EXERCISE DIRECTIONS >>
Only one stretch of the data below should be repeated: the lines from the line containing "Write a LaTeX" through the line containing "(102,102) rectangle (1946,1049);", inclusive, exactly as they are.

DATASET RECORDS >>
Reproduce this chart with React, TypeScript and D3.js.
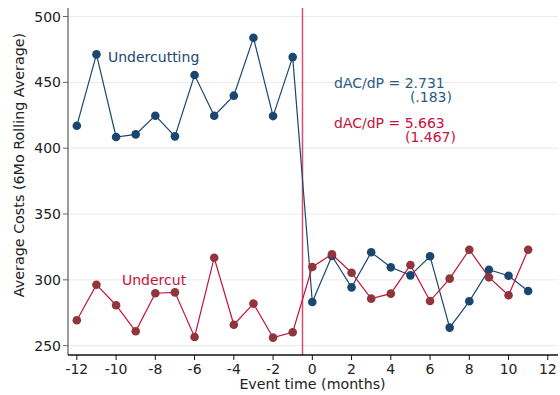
---
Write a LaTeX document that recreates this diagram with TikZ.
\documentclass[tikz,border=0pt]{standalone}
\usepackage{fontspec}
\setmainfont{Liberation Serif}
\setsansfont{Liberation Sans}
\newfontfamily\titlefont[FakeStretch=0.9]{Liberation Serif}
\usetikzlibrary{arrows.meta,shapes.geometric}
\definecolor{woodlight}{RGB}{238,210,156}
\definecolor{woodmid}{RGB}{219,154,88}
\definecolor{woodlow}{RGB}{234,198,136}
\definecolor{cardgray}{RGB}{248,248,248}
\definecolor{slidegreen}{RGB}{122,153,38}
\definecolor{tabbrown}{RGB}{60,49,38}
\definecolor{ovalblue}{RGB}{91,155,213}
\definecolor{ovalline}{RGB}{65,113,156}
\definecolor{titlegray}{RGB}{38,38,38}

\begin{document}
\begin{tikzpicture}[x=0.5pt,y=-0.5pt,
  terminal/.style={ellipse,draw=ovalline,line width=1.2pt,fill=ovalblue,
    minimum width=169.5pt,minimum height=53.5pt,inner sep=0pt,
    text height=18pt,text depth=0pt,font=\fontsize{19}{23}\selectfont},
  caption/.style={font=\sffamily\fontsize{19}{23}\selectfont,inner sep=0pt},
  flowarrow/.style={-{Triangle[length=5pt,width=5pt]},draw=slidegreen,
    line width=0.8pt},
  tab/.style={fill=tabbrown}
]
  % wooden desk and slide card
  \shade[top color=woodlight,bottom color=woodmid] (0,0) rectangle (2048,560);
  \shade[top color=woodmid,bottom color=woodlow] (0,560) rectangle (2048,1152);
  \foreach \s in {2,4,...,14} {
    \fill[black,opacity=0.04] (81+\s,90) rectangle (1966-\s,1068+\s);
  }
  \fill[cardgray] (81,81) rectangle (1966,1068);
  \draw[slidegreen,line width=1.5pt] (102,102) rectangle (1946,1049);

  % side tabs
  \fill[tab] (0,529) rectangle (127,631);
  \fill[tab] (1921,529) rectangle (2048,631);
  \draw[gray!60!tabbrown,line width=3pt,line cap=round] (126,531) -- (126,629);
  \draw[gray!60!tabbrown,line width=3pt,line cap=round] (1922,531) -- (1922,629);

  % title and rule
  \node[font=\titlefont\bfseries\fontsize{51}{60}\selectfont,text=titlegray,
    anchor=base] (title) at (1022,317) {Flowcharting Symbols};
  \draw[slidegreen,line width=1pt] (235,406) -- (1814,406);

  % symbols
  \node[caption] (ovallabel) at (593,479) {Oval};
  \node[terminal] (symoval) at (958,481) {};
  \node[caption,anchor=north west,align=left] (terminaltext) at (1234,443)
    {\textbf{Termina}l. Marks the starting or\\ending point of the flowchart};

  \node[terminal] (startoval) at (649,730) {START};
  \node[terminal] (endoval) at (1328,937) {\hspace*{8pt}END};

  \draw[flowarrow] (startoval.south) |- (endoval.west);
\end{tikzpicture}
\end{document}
--
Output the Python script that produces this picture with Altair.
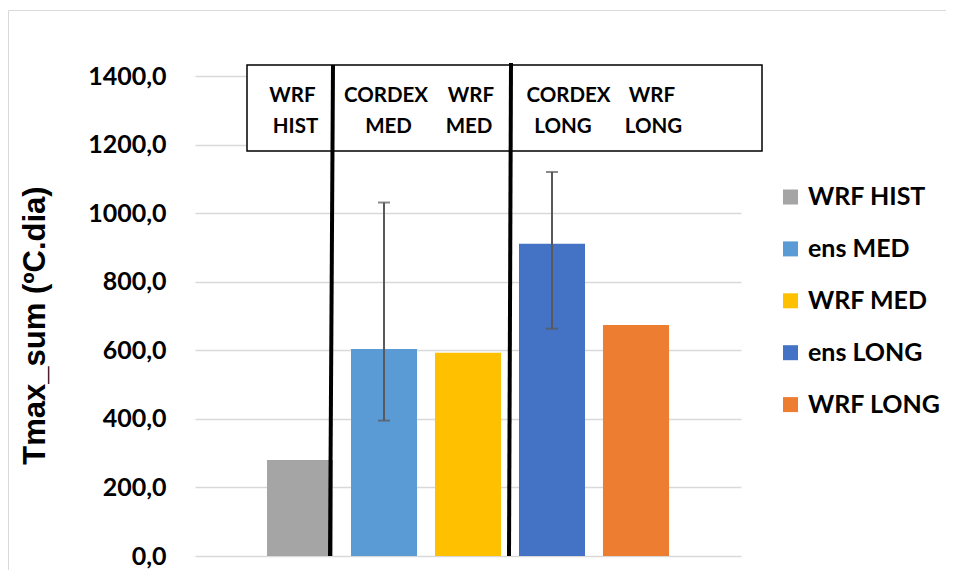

WRITTEN SOLUTION >>
Write a LaTeX document that recreates this diagram with TikZ.
\documentclass[tikz,border=0pt]{standalone}
\usepackage{fontspec}
\setmainfont{Liberation Serif}
\setsansfont{Liberation Sans}
\newfontfamily\titlefont[FakeStretch=0.9]{Liberation Serif}
\usetikzlibrary{arrows.meta,shapes.geometric}
\definecolor{woodlight}{RGB}{238,210,156}
\definecolor{woodmid}{RGB}{219,154,88}
\definecolor{woodlow}{RGB}{234,198,136}
\definecolor{cardgray}{RGB}{248,248,248}
\definecolor{slidegreen}{RGB}{122,153,38}
\definecolor{tabbrown}{RGB}{60,49,38}
\definecolor{ovalblue}{RGB}{91,155,213}
\definecolor{ovalline}{RGB}{65,113,156}
\definecolor{titlegray}{RGB}{38,38,38}

\begin{document}
\begin{tikzpicture}[x=0.5pt,y=-0.5pt,
  terminal/.style={ellipse,draw=ovalline,line width=1.2pt,fill=ovalblue,
    minimum width=169.5pt,minimum height=53.5pt,inner sep=0pt,
    text height=18pt,text depth=0pt,font=\fontsize{19}{23}\selectfont},
  caption/.style={font=\sffamily\fontsize{19}{23}\selectfont,inner sep=0pt},
  flowarrow/.style={-{Triangle[length=5pt,width=5pt]},draw=slidegreen,
    line width=0.8pt},
  tab/.style={fill=tabbrown}
]
  % wooden desk and slide card
  \shade[top color=woodlight,bottom color=woodmid] (0,0) rectangle (2048,560);
  \shade[top color=woodmid,bottom color=woodlow] (0,560) rectangle (2048,1152);
  \foreach \s in {2,4,...,14} {
    \fill[black,opacity=0.04] (81+\s,90) rectangle (1966-\s,1068+\s);
  }
  \fill[cardgray] (81,81) rectangle (1966,1068);
  \draw[slidegreen,line width=1.5pt] (102,102) rectangle (1946,1049);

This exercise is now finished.